## [Stated problem]
In this exercise, print only the lines of the records below from the one with "Write a component" through the one with "import * as", inclusive. Pictures are not part of the copy.

— START OF Data listing —

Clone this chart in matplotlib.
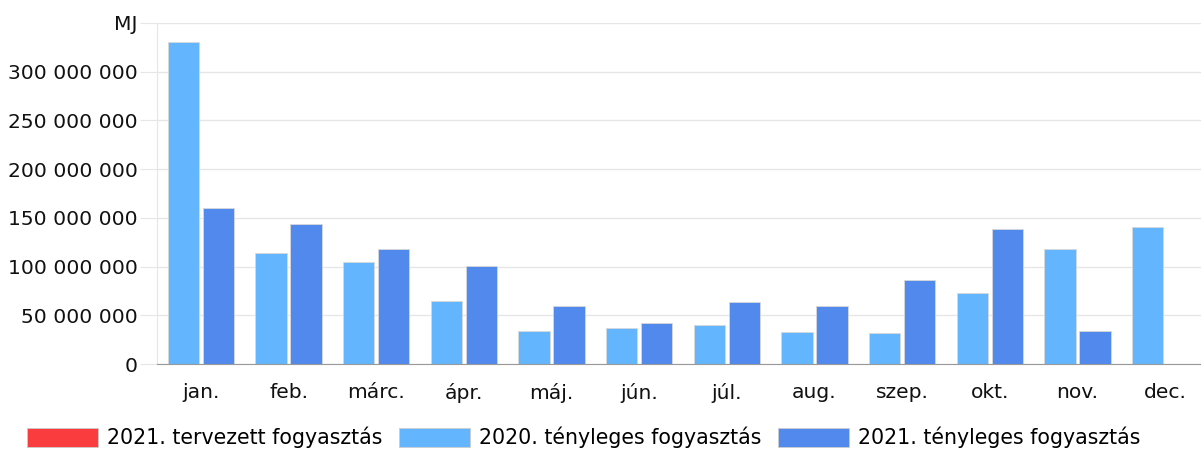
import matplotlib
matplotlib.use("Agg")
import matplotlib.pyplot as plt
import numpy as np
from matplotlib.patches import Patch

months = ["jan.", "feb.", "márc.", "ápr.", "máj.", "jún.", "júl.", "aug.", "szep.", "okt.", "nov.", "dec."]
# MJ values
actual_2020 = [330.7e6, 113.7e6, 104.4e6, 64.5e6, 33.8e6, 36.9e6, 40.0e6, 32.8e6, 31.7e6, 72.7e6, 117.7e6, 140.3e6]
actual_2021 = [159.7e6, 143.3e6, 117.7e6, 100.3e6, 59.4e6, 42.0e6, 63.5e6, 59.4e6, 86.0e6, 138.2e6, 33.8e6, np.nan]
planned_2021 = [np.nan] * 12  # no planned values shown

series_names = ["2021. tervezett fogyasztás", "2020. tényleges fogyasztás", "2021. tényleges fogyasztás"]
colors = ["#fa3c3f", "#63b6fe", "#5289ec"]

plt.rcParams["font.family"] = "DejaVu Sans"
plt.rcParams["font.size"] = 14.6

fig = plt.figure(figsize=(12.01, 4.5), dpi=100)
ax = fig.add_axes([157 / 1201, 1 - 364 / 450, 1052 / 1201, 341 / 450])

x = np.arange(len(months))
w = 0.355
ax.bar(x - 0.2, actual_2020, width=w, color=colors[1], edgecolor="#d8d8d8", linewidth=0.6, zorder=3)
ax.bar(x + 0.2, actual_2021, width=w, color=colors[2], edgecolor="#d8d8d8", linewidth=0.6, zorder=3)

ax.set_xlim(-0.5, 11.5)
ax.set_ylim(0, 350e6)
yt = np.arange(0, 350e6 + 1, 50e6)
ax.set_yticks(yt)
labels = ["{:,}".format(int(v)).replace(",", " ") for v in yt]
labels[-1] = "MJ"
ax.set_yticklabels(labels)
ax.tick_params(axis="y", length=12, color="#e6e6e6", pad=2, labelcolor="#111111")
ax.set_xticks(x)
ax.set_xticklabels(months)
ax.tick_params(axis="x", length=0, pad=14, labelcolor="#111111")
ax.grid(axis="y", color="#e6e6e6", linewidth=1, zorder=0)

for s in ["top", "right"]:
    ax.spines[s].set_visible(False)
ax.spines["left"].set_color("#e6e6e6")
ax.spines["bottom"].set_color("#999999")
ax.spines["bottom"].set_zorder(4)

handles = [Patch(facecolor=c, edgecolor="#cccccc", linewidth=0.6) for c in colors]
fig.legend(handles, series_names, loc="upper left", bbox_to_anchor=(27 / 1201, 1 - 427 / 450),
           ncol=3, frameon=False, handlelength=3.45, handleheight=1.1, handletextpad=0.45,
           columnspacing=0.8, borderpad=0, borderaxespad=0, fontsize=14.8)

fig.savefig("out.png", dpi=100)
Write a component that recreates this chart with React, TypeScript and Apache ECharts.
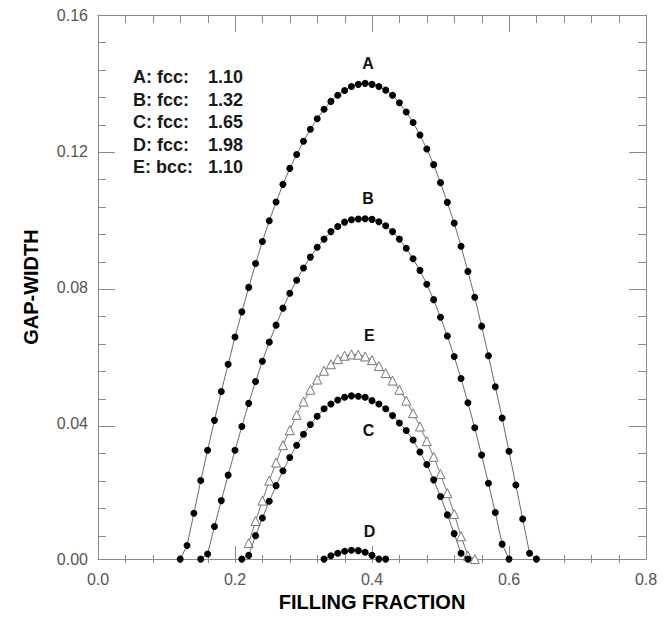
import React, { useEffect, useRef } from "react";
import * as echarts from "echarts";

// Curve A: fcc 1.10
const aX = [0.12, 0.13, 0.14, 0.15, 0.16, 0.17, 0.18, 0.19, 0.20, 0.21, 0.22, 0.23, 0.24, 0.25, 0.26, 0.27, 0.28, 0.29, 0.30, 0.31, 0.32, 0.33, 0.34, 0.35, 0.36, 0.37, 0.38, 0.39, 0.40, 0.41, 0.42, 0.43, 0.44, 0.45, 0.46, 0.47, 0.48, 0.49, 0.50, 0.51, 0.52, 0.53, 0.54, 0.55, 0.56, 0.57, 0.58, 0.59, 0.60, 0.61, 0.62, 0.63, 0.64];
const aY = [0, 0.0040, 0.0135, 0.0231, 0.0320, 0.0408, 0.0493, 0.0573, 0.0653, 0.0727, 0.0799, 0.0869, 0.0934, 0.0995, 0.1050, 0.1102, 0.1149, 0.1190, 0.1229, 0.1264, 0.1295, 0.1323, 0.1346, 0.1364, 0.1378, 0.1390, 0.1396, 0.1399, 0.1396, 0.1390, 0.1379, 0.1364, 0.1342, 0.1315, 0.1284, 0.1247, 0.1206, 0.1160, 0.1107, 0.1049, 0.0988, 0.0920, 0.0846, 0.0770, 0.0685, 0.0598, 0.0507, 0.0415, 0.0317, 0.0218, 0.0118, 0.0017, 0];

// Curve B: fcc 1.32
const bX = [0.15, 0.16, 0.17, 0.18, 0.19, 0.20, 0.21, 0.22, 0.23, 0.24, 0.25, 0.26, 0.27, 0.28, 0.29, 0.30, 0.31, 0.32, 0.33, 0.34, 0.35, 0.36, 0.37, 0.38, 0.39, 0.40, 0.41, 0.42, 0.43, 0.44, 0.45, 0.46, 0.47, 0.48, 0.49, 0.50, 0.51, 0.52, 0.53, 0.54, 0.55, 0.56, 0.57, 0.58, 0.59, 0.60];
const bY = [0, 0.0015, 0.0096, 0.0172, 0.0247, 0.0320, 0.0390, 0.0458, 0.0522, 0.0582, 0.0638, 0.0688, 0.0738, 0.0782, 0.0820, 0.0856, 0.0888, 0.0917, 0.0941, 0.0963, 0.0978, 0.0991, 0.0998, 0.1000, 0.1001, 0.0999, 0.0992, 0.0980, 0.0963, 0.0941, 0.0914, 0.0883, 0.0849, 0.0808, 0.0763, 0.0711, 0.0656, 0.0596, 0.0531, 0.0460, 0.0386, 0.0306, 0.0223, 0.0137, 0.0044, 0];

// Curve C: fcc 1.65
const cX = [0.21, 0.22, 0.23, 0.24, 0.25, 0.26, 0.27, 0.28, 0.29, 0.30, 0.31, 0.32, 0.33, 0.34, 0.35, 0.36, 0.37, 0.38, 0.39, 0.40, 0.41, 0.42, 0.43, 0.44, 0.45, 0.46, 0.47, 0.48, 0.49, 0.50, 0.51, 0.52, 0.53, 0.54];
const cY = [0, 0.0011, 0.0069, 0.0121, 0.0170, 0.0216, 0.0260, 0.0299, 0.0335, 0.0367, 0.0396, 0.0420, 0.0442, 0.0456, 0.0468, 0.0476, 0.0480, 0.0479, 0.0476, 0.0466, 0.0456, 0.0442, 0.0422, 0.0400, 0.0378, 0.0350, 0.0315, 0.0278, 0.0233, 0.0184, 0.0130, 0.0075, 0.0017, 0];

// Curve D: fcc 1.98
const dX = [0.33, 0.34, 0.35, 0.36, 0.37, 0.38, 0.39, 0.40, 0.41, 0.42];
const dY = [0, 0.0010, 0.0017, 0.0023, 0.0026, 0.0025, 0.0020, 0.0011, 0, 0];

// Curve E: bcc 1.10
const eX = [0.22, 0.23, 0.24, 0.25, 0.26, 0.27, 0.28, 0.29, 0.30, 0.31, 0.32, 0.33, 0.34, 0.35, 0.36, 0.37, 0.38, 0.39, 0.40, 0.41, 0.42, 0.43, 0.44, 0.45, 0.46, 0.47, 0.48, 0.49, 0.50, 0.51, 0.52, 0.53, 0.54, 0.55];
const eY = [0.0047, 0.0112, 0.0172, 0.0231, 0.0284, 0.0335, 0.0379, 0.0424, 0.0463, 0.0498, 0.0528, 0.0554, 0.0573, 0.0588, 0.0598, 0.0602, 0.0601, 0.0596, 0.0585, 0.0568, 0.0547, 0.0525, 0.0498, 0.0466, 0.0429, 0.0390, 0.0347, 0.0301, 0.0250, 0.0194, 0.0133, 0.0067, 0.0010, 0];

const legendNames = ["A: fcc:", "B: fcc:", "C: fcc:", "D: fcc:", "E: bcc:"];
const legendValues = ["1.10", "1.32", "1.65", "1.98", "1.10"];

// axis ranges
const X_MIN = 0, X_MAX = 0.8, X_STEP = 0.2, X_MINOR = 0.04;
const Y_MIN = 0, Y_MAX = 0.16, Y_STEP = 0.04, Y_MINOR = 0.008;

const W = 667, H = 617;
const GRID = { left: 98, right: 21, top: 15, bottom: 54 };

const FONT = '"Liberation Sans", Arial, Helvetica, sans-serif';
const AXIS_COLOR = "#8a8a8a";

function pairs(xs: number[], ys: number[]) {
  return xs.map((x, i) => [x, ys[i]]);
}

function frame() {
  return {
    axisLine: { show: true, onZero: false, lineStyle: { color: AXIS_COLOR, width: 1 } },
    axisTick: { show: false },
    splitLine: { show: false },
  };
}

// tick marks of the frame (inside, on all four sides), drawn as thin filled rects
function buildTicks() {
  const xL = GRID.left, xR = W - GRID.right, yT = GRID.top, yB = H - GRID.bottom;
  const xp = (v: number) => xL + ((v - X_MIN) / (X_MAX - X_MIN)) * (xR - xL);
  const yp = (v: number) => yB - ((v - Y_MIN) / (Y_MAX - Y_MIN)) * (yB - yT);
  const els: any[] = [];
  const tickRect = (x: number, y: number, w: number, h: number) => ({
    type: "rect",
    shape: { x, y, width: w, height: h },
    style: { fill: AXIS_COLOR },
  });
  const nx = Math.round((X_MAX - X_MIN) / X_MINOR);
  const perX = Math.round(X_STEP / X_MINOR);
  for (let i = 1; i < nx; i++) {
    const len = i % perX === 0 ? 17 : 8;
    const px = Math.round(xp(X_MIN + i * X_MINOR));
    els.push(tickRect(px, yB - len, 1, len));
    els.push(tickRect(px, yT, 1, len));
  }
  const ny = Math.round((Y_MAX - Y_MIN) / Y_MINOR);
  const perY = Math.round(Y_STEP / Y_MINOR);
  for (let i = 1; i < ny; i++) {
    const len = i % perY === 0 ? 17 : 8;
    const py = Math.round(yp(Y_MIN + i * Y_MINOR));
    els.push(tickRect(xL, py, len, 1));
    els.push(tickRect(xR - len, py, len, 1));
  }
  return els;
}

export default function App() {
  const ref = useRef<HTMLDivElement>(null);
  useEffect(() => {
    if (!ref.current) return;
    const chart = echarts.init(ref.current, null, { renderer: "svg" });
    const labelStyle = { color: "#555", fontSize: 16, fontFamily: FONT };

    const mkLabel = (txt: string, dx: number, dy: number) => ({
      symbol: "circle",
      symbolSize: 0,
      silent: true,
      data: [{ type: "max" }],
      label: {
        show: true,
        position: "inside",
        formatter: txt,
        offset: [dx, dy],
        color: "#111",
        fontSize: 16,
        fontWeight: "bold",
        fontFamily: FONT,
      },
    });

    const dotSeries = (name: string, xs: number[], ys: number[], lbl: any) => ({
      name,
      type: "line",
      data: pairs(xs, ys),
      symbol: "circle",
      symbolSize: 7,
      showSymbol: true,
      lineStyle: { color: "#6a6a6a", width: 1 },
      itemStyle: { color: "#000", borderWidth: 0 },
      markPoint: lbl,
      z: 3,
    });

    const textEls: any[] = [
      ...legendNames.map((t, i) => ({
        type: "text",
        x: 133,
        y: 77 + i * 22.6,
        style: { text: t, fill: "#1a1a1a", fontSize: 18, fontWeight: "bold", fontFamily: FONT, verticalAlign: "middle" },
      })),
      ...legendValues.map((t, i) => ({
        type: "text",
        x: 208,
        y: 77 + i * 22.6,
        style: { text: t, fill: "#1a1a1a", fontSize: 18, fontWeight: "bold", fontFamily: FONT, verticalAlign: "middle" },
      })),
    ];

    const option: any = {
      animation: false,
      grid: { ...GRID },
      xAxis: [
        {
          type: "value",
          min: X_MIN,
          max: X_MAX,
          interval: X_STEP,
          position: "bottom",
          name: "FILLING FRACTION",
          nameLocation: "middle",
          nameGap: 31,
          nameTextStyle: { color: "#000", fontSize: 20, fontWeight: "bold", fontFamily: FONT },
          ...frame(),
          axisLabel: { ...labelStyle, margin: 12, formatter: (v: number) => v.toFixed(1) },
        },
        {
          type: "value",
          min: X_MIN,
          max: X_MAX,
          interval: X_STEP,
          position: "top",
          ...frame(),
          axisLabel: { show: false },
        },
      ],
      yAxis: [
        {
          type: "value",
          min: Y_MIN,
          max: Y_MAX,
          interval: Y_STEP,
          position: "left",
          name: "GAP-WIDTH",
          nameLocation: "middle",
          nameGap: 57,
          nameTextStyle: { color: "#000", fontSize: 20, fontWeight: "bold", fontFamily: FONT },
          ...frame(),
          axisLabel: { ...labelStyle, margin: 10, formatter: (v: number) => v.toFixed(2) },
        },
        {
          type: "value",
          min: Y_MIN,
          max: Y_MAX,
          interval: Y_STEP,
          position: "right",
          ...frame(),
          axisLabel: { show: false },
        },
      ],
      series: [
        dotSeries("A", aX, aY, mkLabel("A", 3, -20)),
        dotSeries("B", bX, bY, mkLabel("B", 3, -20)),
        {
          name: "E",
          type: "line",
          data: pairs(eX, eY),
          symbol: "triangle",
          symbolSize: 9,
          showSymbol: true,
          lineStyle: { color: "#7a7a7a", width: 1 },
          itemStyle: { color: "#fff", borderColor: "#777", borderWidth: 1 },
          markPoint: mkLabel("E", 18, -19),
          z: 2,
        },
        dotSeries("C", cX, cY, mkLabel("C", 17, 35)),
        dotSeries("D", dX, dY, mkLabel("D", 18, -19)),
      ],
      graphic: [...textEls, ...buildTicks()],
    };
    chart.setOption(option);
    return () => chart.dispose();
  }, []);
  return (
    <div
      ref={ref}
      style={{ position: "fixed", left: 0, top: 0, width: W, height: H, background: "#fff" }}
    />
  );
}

— END OF Data listing —

## [The answer]
Write a component that recreates this chart with React, TypeScript and Apache ECharts.
import React, { useEffect, useRef } from "react";
import * as echarts from "echarts";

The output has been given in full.